Excellent piece in First Things, very thoughful, and saying very much the same thing as the Holy Father has been lately, about prioitizing the laity fulfilling the role preper to them, instead of attempts at marthaing us all with new "jobs" in Church.
Almost fifty years ago, when the Catholic Church unveiled its new rite of Mass in the Sistine Chapel, Cardinal John Heenan, then Archbishop of Westminster, remarked that if the Church used the new liturgy in ordinary parishes it would “soon be left with a congregation mostly of women and children.”(Also, some shocking statistics)
A study of Swiss churchgoers [insert snark here, something like, "there a re church-goers in Europe???!??] commissioned by the Council of Europe found that if a mother attends church regularly but the father is non-practicing, only 2 percent of their children will attend church regularly in adult life. If the roles are reversed, with the father attending regularly and the mother non-practicing, the figure for regular attendance shoots up to 44 percent (higher even than the figure when both parents attend regularly). Another study found that when an American mother converts to the faith, there is a 17 percent chance that the rest of her family will follow. When the father alone converts, this figure rises to 93 percent.
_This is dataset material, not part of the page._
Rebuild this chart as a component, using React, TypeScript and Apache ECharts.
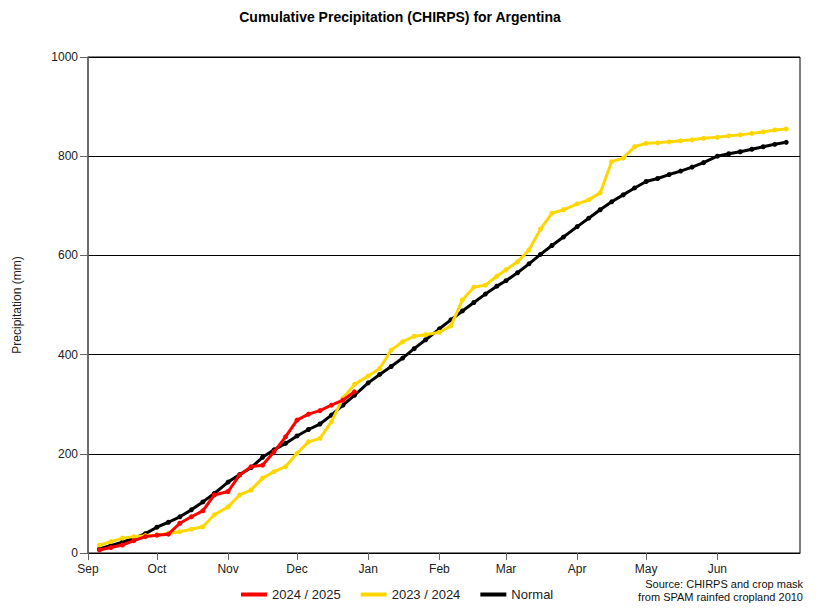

It is praiseworthy that despite falling attendance rates among men, many women have steadfastly kept the faith and have often made valiant (if sadly ineffective) efforts to pass it on to their children. But the way to ensure that future generations of women continue to discover the joy of life in Christ is not by making token appointments. It is by ensuring that the Church has an adequate theology of maleness and of fatherhood, by ensuring that daughters see their fathers going to church and living lives of faith—which, incidentally, is also the way to ensure that future generations of boys might find their way back to the churches that current generations of men are leaving in droves.